La plupart des terres cultivables étant déjà exploitées les nouvelles surfaces nécessiteront des engrais pour produite de la nourriture (dont les deux tiers dans l’Asie méridionale et en Extrême-Orient). La tendance à long terme d’une baisse des prix des produits agricoles risque fortement de s’inverser, au détriment des pays les plus pauvres – cela a d’ailleurs commencé. Ainsi, bien que désormais devenues principaux producteurs de blé (sic), la Chine et l’Inde ne parviendront probablement pas – malgré l’appel à de nouvelles techniques – à l’autosuffisance sur ce point : elles s’approvisionneront à l’international ce qui poussera les prix à la hausse.

Ces pays, ainsi que l’Amérique latine, s’y sont pris relativement à temps – en revanche, l’Afrique subsaharienne est très en retard (risque supplémentaire : le champignon de la rouille du blé qui a éliminé en grande partie de cette céréale en Ouganda, au Kenya et en Éthiopie et qui semble se propager vers l’Iran et le Pakistan).

Énergie : l’horizon va-t-il se dégager ?

Ce dont on peut être sûr, c’est de la forte progression de la demande : 50 % d’ici 2030. Côté production, une bouffée d’optimisme s’est manifestée qui se base sur les ressources non-conventionnelles, en Amérique du Nord.

Pour l’essentiel, il s’agit de recourir à des forages horizontaux ainsi qu’à la fracturation hydraulique, afin de libérer du gaz et du pétrole de roches (schiste) où ils sont enfermés. Aux États-Unis, cela a débuté il y a peu d’années avec le gaz. À ce rythme, on estime que les besoins du pays sont couverts pour quelques décennies. De plus, la production cette fois pétrolière ne fait que débuter mais on la dit encore plus prometteuse. Le handicap majeur réside dans les incertitudes quant aux retombées sur l’environnement : un accident majeur à cet égard serait susceptible de provoquer une réaction suffisamment négative dans l’opinion et bloquer le processus. Les principaux risques sont la contamination de l’eau que l’on doit utiliser en grande quantité, les secousses sismiques et les émissions de méthane à fort effet de serre.

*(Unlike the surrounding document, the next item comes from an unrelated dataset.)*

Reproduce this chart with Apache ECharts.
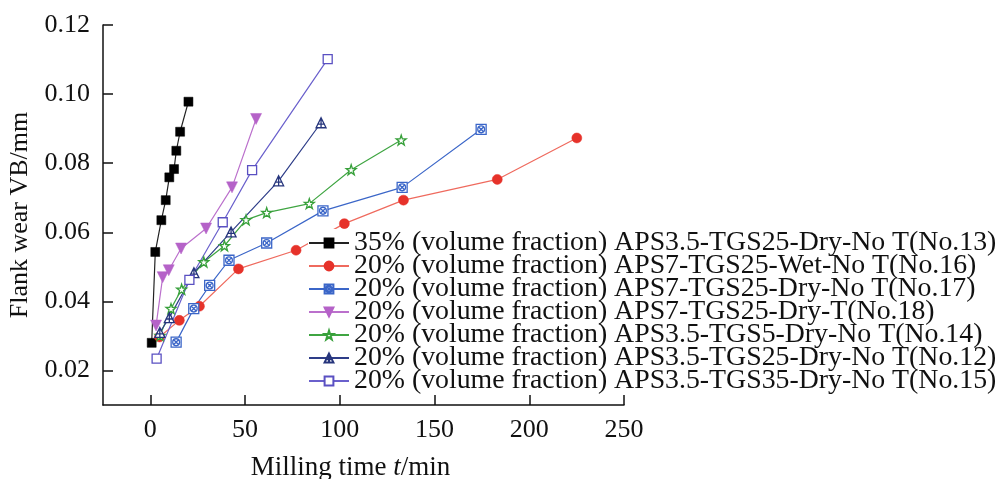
<!DOCTYPE html>
<html>
<head>
<meta charset="utf-8">
<script src="https://cdn.jsdelivr.net/npm/echarts@6/dist/echarts.min.js"></script>
<style>
  html, body { margin: 0; padding: 0; background: #fff; }
  #chart { width: 1001px; height: 479px; }
</style>
</head>
<body>
<div id="chart"></div>
<script>
// Milling time (min) and flank wear VB (mm) for each tool
const t13  = [0.7, 2.6, 5.8, 8.1, 10.0, 12.5, 13.7, 15.7, 20.1];
const vb13 = [0.028, 0.0543, 0.0635, 0.0693, 0.0759, 0.0783, 0.0836, 0.0891, 0.0978];

const t16  = [4.8, 15.3, 25.9, 46.5, 76.9, 102.4, 133.6, 183.1, 225.1];
const vb16 = [0.0297, 0.0345, 0.0386, 0.0494, 0.0548, 0.0625, 0.0693, 0.0753, 0.0873];

const t17  = [13.6, 22.9, 31.3, 41.5, 61.4, 91.1, 132.9, 174.6];
const vb17 = [0.0282, 0.0379, 0.0446, 0.0519, 0.0569, 0.0662, 0.0730, 0.0898];

const t18  = [3.0, 6.5, 9.7, 16.2, 29.4, 43.1, 55.8];
const vb18 = [0.0330, 0.0470, 0.0490, 0.0553, 0.0611, 0.0730, 0.0928];

const t14  = [5.1, 10.9, 16.5, 28.2, 39.1, 50.5, 61.4, 83.9, 106.0, 132.4];
const vb14 = [0.0301, 0.0379, 0.0435, 0.0514, 0.0561, 0.0636, 0.0657, 0.0683, 0.0781, 0.0867];

const t12  = [5.0, 10.0, 23.0, 42.6, 67.7, 90.1];
const vb12 = [0.0310, 0.0353, 0.0483, 0.0601, 0.0749, 0.0917];

const t15  = [3.3, 20.6, 38.2, 53.7, 93.6];
const vb15 = [0.0234, 0.0462, 0.0629, 0.0780, 0.1101];

const seriesNames = [
  '35% (volume fraction) APS3.5-TGS25-Dry-No T(No.13)',
  '20% (volume fraction) APS7-TGS25-Wet-No T(No.16)',
  '20% (volume fraction) APS7-TGS25-Dry-No T(No.17)',
  '20% (volume fraction) APS7-TGS25-Dry-T(No.18)',
  '20% (volume fraction) APS3.5-TGS5-Dry-No T(No.14)',
  '20% (volume fraction) APS3.5-TGS25-Dry-No T(No.12)',
  '20% (volume fraction) APS3.5-TGS35-Dry-No T(No.15)'
];

const xTicks = [0, 50, 100, 150, 200, 250];
const yTicks = [0.02, 0.04, 0.06, 0.08, 0.10, 0.12];

const FONT = 'Liberation Serif';

const pairs = (ts, vs) => ts.map((t, i) => [t, vs[i]]);

// marker shapes
const SYM_CROSS_SQUARE = 'path://M0,0H10V10H0Z M5,1.6A3.4,3.4 0 1 1 5,8.4A3.4,3.4 0 1 1 5,1.6Z M2.6,2.6L7.4,7.4M7.4,2.6L2.6,7.4';
const SYM_DOWN_TRI = 'path://M0,0H10L5,9Z';
const SYM_STAR = 'path://M5,0L6.2,3.6L10,3.6L7,5.9L8.1,9.5L5,7.3L1.9,9.5L3,5.9L0,3.6L3.8,3.6Z';
const SYM_TRI_PLUS = 'path://M5,0L10,10H0Z M5,1.5V10 M1.2,6.4H8.8';

function makeSeries(name, data, color, lineColor, symbol, size, hollow) {
  return {
    name: name,
    type: 'line',
    data: data,
    symbol: symbol,
    symbolSize: size,
    showAllSymbol: true,
    lineStyle: { color: lineColor, width: 1.2 },
    itemStyle: hollow
      ? { color: '#ffffff', borderColor: color, borderWidth: 1.3 }
      : { color: color, borderColor: color, borderWidth: 0.5 },
    emphasis: { disabled: true },
    z: 3
  };
}

const series = [
  makeSeries(seriesNames[0], pairs(t13, vb13), '#000000', '#222222', 'rect', 9, false),
  makeSeries(seriesNames[1], pairs(t16, vb16), '#e6322a', '#ef6a5e', 'circle', 10, false),
  makeSeries(seriesNames[2], pairs(t17, vb17), '#3b66c8', '#3b66c8', SYM_CROSS_SQUARE, 10, true),
  makeSeries(seriesNames[3], pairs(t18, vb18), '#b562c8', '#bb70cc', SYM_DOWN_TRI, 11, false),
  makeSeries(seriesNames[4], pairs(t14, vb14), '#37a03a', '#3fa542', SYM_STAR, 10, true),
  makeSeries(seriesNames[5], pairs(t12, vb12), '#26357c', '#2e3d88', SYM_TRI_PLUS, 10, true),
  makeSeries(seriesNames[6], pairs(t15, vb15), '#5a50c2', '#6a60cc', 'rect', 9, true)
];

const chart = echarts.init(document.getElementById('chart'), null, { renderer: 'canvas' });
chart.setOption({
  animation: false,
  backgroundColor: '#ffffff',
  grid: { left: 103, right: 377, top: 25, bottom: 74, containLabel: false, outerBoundsMode: 'none' },
  xAxis: {
    type: 'value',
    min: -25,
    max: 250,
    axisLine: { show: true, onZero: false, lineStyle: { color: '#111', width: 1.5 } },
    axisTick: { show: true, inside: true, length: 10, customValues: xTicks, lineStyle: { color: '#111', width: 1.5 } },
    axisLabel: { customValues: xTicks, margin: 12, color: '#111', fontFamily: FONT, fontSize: 26 },
    splitLine: { show: false },
    name: '{a|Milling time }{i|t}{a|/min}',
    nameLocation: 'middle',
    nameGap: 49,
    nameTextStyle: {
      padding: [0, 26, 0, 0],
      rich: {
        a: { fontFamily: FONT, fontSize: 27, color: '#111' },
        i: { fontFamily: FONT, fontSize: 27, fontStyle: 'italic', color: '#111' }
      }
    }
  },
  yAxis: {
    type: 'value',
    min: 0.01,
    max: 0.12,
    axisLine: { show: true, onZero: false, lineStyle: { color: '#111', width: 1.5 } },
    axisTick: { show: true, inside: true, length: 10, customValues: yTicks, lineStyle: { color: '#111', width: 1.5 } },
    axisLabel: {
      customValues: yTicks,
      margin: 13,
      color: '#111',
      fontFamily: FONT,
      fontSize: 26,
      formatter: v => v.toFixed(2)
    },
    splitLine: { show: false },
    name: 'Flank wear VB/mm',
    nameLocation: 'middle',
    nameRotate: 90,
    nameGap: 67,
    nameTextStyle: { fontFamily: FONT, fontSize: 26, color: '#111' }
  },
  legend: {
    orient: 'vertical',
    left: 308,
    top: 229,
    padding: 0,
    itemGap: -5,
    itemWidth: 40,
    itemHeight: 11,
    backgroundColor: '#ffffff',
    selectedMode: false,
    data: seriesNames,
    textStyle: { fontFamily: FONT, fontSize: 27.8, lineHeight: 23, color: '#111' }
  },
  series: series
});
</script>
</body>
</html>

Vu des États-Unis, le succès de l’entreprise signifierait une indépendance énergétique retrouvée (ce serait aussi une baisse du prix du pétrole qui fragiliserait l’OPEP). Le pays qui deviendrait un pôle d’attraction pour nombre d’activités, et connaîtrait un supplément de croissance, une détente sur l’emploi, et une balance des échanges qui se redresserait.

Ailleurs, c’est la Chine qui serait la mieux lotie (le double des réserves étatsuniennes) mais ne disposant pas du même potentiel technique pour l’exploiter. L’Europe est partagée, et quant à la localisation de telles ressources et quant à l’opinion publique. D’un côté la Pologne y pousse, de l’autre la tendance française est de freiner.

Si ce scénario se réalise, il sera moins nécessaire de faire appel au charbon (très polluant). Les énergies renouvelables – surtout l’hydroélectrique puis l’éolien et le solaire – seraient repoussées au-delà de 2030.